Manufacturers redesign single-crystal cathodes using the counterintuitive chemistry revealed by the UChicago study—adding cobalt and reducing manganese despite decades of doing the opposite. Battery degradation rates drop from 1.8% to under 1% annually, effectively extending vehicle lifespan and enabling automakers to reduce battery sizes by 20-30% while maintaining range. CATL, LG, and other manufacturers incorporate the findings into 2027-2028 production lines. Combined with solid-state advances, this creates a stepwise improvement rather than a single revolutionary breakthrough.

Solid-State Batteries Leapfrog Chemistry Fixes

Discussed by: Toyota, Honda, and Nissan targeting 2027-2030 commercialization

Solid-state batteries reach commercial production by 2028-2030, eliminating liquid electrolyte issues entirely before single-crystal chemistry improvements reach full deployment.

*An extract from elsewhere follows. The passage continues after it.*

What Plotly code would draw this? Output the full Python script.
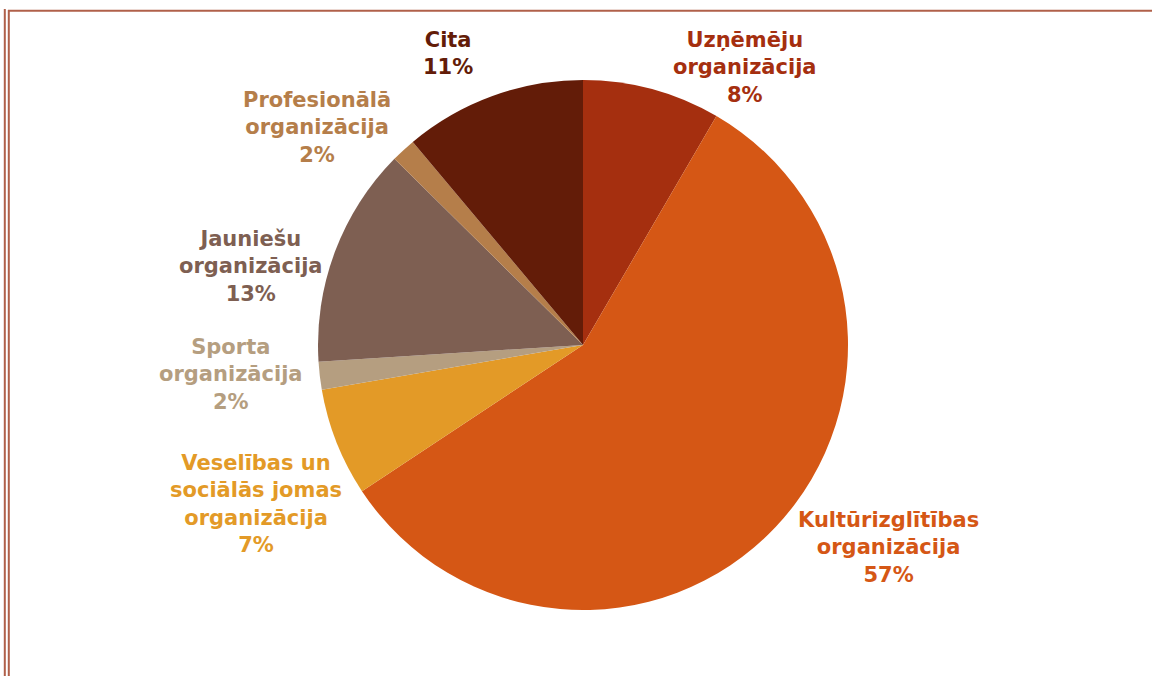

Mercedes, Toyota, and Honda successfully scale manufacturing, delivering 620+ mile ranges and 10-minute charging. The UChicago findings become historically important but practically obsolete—a research milestone overtaken by a different technological path. Lithium-ion chemistry improvements continue for lower-cost segments while premium EVs shift to solid-state.

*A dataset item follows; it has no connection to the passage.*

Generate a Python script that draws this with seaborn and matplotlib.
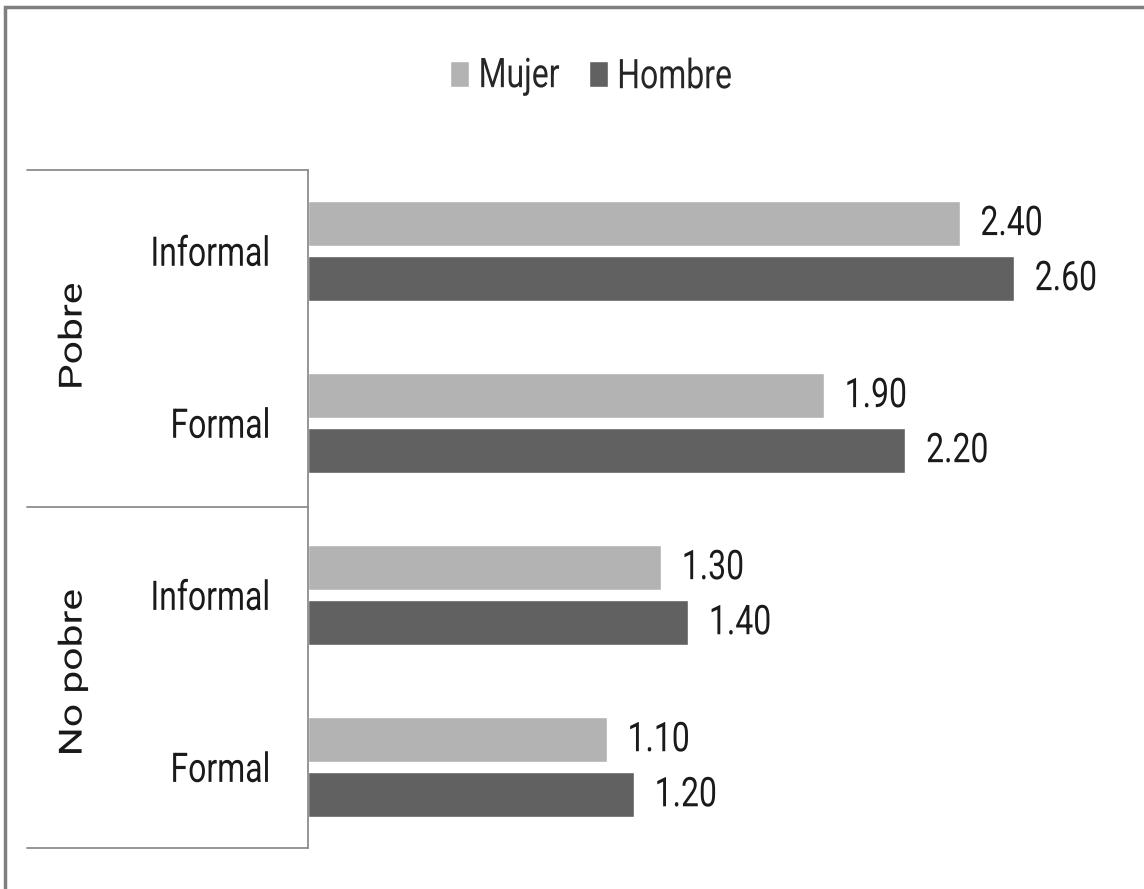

Manufacturing Complexity Delays Implementation

Discussed by: Battery supply chain analysts concerned about rare earth dependencies

The discovery that cobalt extends battery life creates a strategic dilemma as manufacturers try to eliminate cobalt for cost and ethical sourcing reasons. Increasing cobalt content conflicts with industry moves toward cobalt-free LFP batteries and sodium-ion alternatives. Manufacturers split into two paths: premium vehicles use optimized cobalt-rich NMC with improved lifespan, while mass-market EVs shift to cobalt-free chemistries with acceptable degradation rates. The breakthrough improves understanding but doesn't solve the fundamental cobalt supply problem.

Historical Context

Goodenough's Lithium Cobalt Oxide Discovery (1980)

1980-present

What Happened

John Goodenough discovered that lithium cobalt oxide could serve as a cathode material, doubling battery voltage from 2.4V to nearly 4V. This breakthrough made rechargeable lithium-ion batteries commercially viable. The chemistry became the foundation for Sony's 1991 commercial battery and remains widely used today.

Outcome

Short Term

Enabled commercialization of lithium-ion batteries within a decade.

Long Term

Created a $92.7 billion market by 2025 and powered the smartphone and EV revolutions over 45 years.

Why It's Relevant Today

The UChicago discovery reveals that cobalt's role is opposite in single-crystal vs. polycrystalline batteries—challenging assumptions from Goodenough's original chemistry.

Transition from Polycrystalline to Single-Crystal Cathodes (2010s)

2010-2025

What Happened

Battery manufacturers developed single-crystal cathode materials to eliminate grain boundaries—the weak points where polycrystalline batteries cracked during charge cycles. The industry invested heavily in manufacturing processes, believing this would solve mechanical degradation problems and extend battery life.

Outcome

Short Term

Single-crystal batteries showed improved cycle life in some conditions.

Long Term

Batteries still degraded, but the industry applied old design rules without understanding the new failure mechanism until 2025.

Why It's Relevant Today

The UChicago study shows the industry solved the grain-boundary problem but created a reaction-heterogeneity problem—they were optimizing for the wrong failure mode.

Nobel Prize Recognition of Battery Technology (2019)

2019

What Happened

The Nobel Committee awarded the Chemistry Prize to Goodenough, Whittingham, and Yoshino for developing lithium-ion batteries. At 97, Goodenough became the oldest Nobel laureate ever. The recognition acknowledged how batteries transformed society through portable electronics and electric vehicles.

Outcome

Short Term

Validated battery research as world-changing science worthy of highest recognition.

Long Term

Increased research funding and prestige for energy storage, accelerating the next generation of battery innovations.

Why It's Relevant Today

The UChicago breakthrough builds on Nobel-winning chemistry while showing how much remains unknown even in mature technologies—scientific progress continues even after Nobel recognition.